The incident aboard an Air Canada flight from Montreal on Friday may bring new meaning to the term “high dudgeon.” Was this an outrage at 35,000 feet?
A chassidic man who spoke neither English nor French was quietly davening in his seat albeit apparently with a talis over his head and shukeling away. The cabin attendant understood that he was not Muslim, but nonetheless had him leave the plane after it returned to the gate. After apparently securing a translator, they let him board the next flight.
To us, it does seem outrageous. First of all, when it comes to those whom they should be suspicious of, Western authorities walk on eggshells. Secondly, doesn’t everyone know that we are harmless?
Do they? How can we possibly know how we look in the eyes of people outside our community? To those with no familiarity with the whys and wherefores of traditional Jewish life, doesn’t it seem a bit bizarre that fifteen people gather on the side of the baggage claim area at JFK at 7AM with what look like Muslim prayer rugs wrapped around their persons, except for some leather straps on strategic parts of their anatomies? (That was me and fourteen others a week ago.) I don’t know if I fully blame them.
The next morning on the return leg of the flight I had to daven solo at JFK. A Texas-type came over after I finished and asked a series of pointed and intelligent questions about what he observed. He bothered asking. What about the hundreds of other folks who never ask. What do they think?
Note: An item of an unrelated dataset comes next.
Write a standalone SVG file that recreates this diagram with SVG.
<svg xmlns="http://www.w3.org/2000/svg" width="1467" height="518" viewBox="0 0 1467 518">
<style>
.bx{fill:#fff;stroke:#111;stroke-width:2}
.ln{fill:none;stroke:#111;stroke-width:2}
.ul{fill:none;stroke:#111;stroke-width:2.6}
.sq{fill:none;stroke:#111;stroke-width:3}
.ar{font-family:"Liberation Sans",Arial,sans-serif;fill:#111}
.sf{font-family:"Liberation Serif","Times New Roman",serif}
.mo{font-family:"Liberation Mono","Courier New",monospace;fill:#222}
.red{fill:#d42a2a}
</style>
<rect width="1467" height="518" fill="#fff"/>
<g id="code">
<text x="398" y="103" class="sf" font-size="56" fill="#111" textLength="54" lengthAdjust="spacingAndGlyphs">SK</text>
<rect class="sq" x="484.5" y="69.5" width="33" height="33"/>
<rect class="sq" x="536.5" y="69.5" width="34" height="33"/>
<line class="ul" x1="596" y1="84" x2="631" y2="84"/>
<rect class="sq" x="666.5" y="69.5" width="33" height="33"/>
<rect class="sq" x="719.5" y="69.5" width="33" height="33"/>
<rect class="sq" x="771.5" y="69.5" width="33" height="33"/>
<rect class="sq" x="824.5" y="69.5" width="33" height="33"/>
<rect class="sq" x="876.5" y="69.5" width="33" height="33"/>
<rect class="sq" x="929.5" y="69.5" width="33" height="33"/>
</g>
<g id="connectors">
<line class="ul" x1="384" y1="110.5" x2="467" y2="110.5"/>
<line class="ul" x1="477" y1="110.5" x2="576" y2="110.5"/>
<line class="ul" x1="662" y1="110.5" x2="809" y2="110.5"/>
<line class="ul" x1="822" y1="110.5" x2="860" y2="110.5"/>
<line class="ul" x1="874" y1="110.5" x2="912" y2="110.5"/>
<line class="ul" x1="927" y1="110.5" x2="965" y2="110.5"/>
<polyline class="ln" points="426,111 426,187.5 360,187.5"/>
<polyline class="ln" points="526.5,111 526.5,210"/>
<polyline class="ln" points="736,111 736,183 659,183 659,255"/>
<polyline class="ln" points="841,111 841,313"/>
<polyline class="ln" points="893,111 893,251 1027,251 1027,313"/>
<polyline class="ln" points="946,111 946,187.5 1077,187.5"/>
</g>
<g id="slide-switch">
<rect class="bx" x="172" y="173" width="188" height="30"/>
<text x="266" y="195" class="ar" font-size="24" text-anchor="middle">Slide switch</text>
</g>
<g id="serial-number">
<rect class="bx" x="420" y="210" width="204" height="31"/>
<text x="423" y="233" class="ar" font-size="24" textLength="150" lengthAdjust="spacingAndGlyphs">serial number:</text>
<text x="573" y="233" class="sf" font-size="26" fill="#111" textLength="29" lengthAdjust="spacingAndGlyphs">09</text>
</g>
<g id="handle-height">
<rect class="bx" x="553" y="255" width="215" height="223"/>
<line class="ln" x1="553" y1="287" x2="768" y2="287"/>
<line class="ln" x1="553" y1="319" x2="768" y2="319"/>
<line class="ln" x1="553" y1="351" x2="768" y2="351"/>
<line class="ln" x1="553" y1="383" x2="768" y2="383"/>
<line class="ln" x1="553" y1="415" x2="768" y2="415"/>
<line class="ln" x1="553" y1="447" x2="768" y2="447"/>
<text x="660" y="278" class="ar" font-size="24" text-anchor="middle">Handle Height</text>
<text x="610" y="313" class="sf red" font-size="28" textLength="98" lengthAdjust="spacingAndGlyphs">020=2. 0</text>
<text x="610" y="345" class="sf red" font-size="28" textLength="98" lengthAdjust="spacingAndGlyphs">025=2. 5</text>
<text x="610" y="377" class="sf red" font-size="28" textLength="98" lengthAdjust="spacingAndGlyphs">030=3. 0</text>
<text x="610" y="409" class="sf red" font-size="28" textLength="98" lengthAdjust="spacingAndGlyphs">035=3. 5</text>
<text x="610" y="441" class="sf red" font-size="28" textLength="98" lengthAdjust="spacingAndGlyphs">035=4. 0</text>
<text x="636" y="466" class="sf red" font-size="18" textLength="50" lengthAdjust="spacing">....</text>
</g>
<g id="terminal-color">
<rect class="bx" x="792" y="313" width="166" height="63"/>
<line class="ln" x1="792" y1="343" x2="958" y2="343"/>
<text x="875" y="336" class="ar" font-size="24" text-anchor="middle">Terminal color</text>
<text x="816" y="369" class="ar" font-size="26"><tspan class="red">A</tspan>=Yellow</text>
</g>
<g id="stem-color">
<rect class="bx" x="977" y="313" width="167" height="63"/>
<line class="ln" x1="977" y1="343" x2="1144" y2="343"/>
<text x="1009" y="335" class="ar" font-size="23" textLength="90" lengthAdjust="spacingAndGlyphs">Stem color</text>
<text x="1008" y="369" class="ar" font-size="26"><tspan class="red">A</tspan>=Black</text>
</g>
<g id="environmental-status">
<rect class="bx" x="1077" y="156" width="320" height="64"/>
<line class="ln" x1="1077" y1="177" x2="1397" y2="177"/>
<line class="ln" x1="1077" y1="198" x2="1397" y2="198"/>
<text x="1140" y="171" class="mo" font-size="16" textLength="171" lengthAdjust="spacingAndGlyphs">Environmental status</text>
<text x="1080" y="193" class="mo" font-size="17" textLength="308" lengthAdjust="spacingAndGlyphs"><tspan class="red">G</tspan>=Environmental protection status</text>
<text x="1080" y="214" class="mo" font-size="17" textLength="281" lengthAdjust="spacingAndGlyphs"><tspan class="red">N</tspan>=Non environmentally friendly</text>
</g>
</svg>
I’m not suggesting that we stop davening at airports, but I wouldn’t criticize everyone who raises an eyebrow at the sight. Most Americans at least are so inured by unexpected behavior that after they raise those eyebrows, they let it pass. Try that around a bunch of Russians, or older Germans, or upper class Brits.
I do know that some of our behavior on planes is most definitely offensive, and should be stopped. It has become much more difficult after 9/11 to get minyanim (prayer quorums) to congregate in the back of planes, making life miserable for the cabin attendants, blocking access to the bathrooms, and jostling the sleeping occupants of the last row.
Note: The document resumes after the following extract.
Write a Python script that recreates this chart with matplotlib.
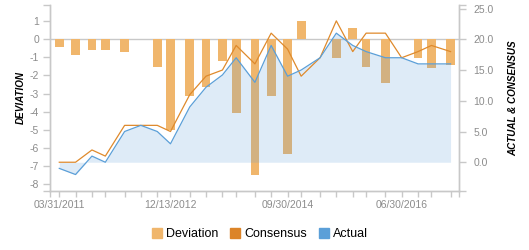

As far as I’m concerned, this is a welcome development. We now are forced to abide by the long-standing psak of Rav Shlomo Zalman Auerbach zt”l, who opined (Halichos Shlomo vol. 1, pgs 95-96) that people on planes should daven in their seats. Shemonah Esreh should be said sitting in place, and not standing in the aisles creating a disturbance for others. While he ruled that those who fathered minyanim on planes did not have to worry about the lack of a mechitza, he was against forming those minyanim, because of their inconveniencing others.
It is not clear whether his solicitude of others extended even to French Canadians.